The IRIS Bulletin A ceased publication with issue no. 130, December 1994. Routine processing of VLBI data and the electronic distribution of Earth orientation results ended on 31 December 1994. Existing VLBI results will continue to be available electronically for an indefinite period.
Earth orientation data users are referred to the similar results available from the U.S. National Earth Orientation Service (NEOS) which prepares and distributes the weekly NEOS Bulletin (IERS Bulletin A) . This Bulletin can be obtained by anonymous ftp to the USNO node `maia.usno.navy.mil' in the directory `ser7' and the file `ser7.dat' or by using Mosaic to the URL link http://maia.usno.navy.mil/. In addition, the IERS publishes its monthly "IERS Bulletin B", which is available via anonymous ftp to `mesiom.obspm.fr'. Both publications are also available by postal mail.

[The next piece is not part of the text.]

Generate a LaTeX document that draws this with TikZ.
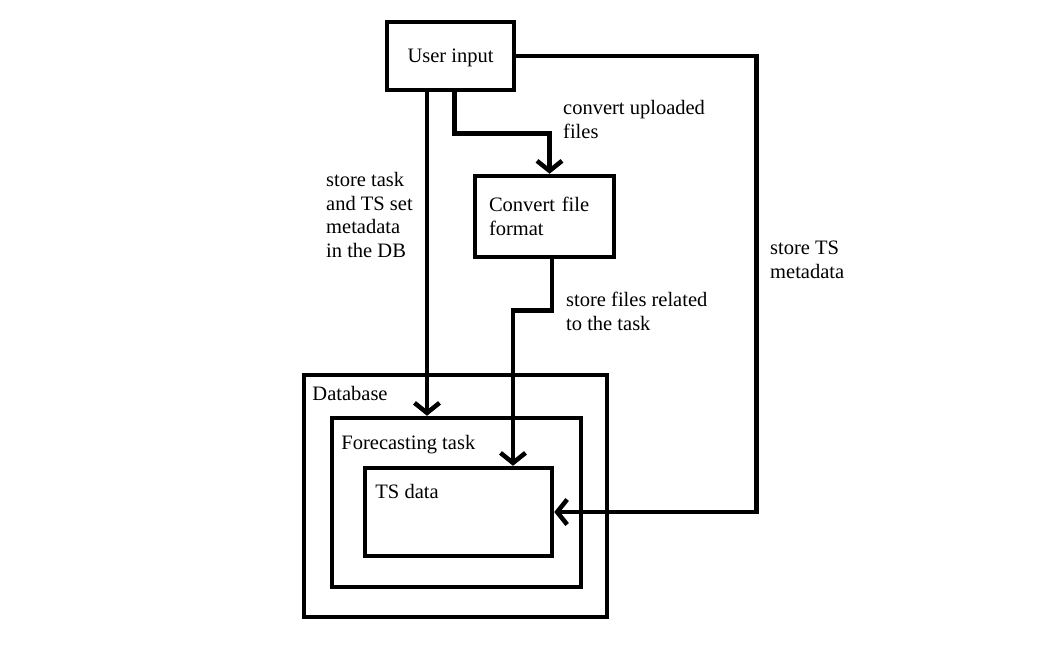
\documentclass[tikz,border=0pt]{standalone}
\usepackage{fontspec}
\setmainfont{Liberation Serif}
\usetikzlibrary{positioning,arrows.meta,calc}

\begin{document}
\begin{tikzpicture}[x=1pt,y=-1pt,
    font=\fontsize{20.5}{23.5}\selectfont,
    box/.style={draw,line width=4.5pt,inner sep=0pt},
    link/.style={line width=4.5pt,-{Straight Barb[length=10pt,width=25pt]}},
    note/.style={anchor=base west,align=left,inner sep=0pt},
    boxlabel/.style={anchor=base west,inner sep=0pt}]
    \useasboundingbox (0,0) rectangle (1061,651);

    % Kaesten
    \node[box,minimum width=127pt,minimum height=68pt,text depth=0pt] (userinput) at (450.5,56) {User input};
    \node[box,minimum width=139pt,minimum height=81pt,text width=111pt,align=left] (convert) at (544.5,216.5) {Convert file\\format};

    % Datenbank
    \node[box,minimum width=303pt,minimum height=242pt,
      label={[boxlabel,xshift=10.5pt,yshift=-28pt]north west:Database}] (database) at (455.5,496) {};
    \node[box,minimum width=249pt,minimum height=169pt,
      label={[boxlabel,xshift=11.5pt,yshift=-34pt]north west:Forecasting task}] (task) at (456.5,502.5) {};
    \node[box,minimum width=187pt,minimum height=88pt,
      label={[boxlabel,xshift=12.5pt,yshift=-33pt]north west:TS data}] (tsdata) at (458.5,512) {};

    % Verbindungen
    \draw[link] ([xshift=-23.5pt]userinput.south) -- ([xshift=-23.5pt]userinput.south |- task.north);
    \draw[link] ([xshift=4pt]userinput.south) -- ++(0,41) -| ([xshift=5pt]convert.north);
    \draw[link] ([xshift=7.5pt]convert.south) -- ++(0,51) -| ([xshift=54.5pt]tsdata.north);
    \draw[link] (userinput.east) -- ++(240,0) |- (tsdata.east);

    % Beschriftungen (Grundlinie der letzten Zeile)
    \node[note] (convertnote) at (563,138) {convert uploaded\\files};
    \node[note] (tasknote) at (326,257) {store task\\and TS set\\metadata\\in the DB};
    \node[note] (filesnote) at (566,330) {store files related\\to the task};
    \node[note] (metanote) at (770,278) {store TS\\metadata};
  \end{tikzpicture}
\end{document}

All operational activities associated with coordinating and scheduling the NEOS and the IRIS Intensive VLBI observing sessions became the sole responsibility of USNO as of 01 January 1995. Communications should be directed to Marshall Eubanks at `firstname.lastname@example.org'. Similarly, IRIS-S operations are directed by the Bonn VLBI group: Arno Mueskens at `email@example.com' and Axel Nothnagel at `firstname.lastname@example.org'. The SHS network has been reconfigured for 1995 as an interagency activity under the new name of SOUTH TRF.
NOAA remains committed to the VLBI technique. We recognize the vital function that VLBI fulfills in reinforcing the terrestrial reference frame, establishing a stable inertial celestial reference frame, and in determining regular, reliable Earth orientation parameter values, especially UT1. These results are required to sustain important NOAA programs and objectives. Therefore, we will continue to support the observational activities at Hartebeesthoek, S. Africa; Hobart, Tasmania, Australia; and Fortaleza, Brazil. We will also continue to participate actively in the VLBI observational programs sponsored by the U.S. National Earth Orientation Service as well as other agencies and institutions.
NOAA is proud of its early, prominent part in helping to exploit VLBI as an effective tool for geodynamical studies and monitoring Earth orientation variations. It is with considerable reluctance that we are compelled to make this change, but we welcome the new challenges that lie ahead.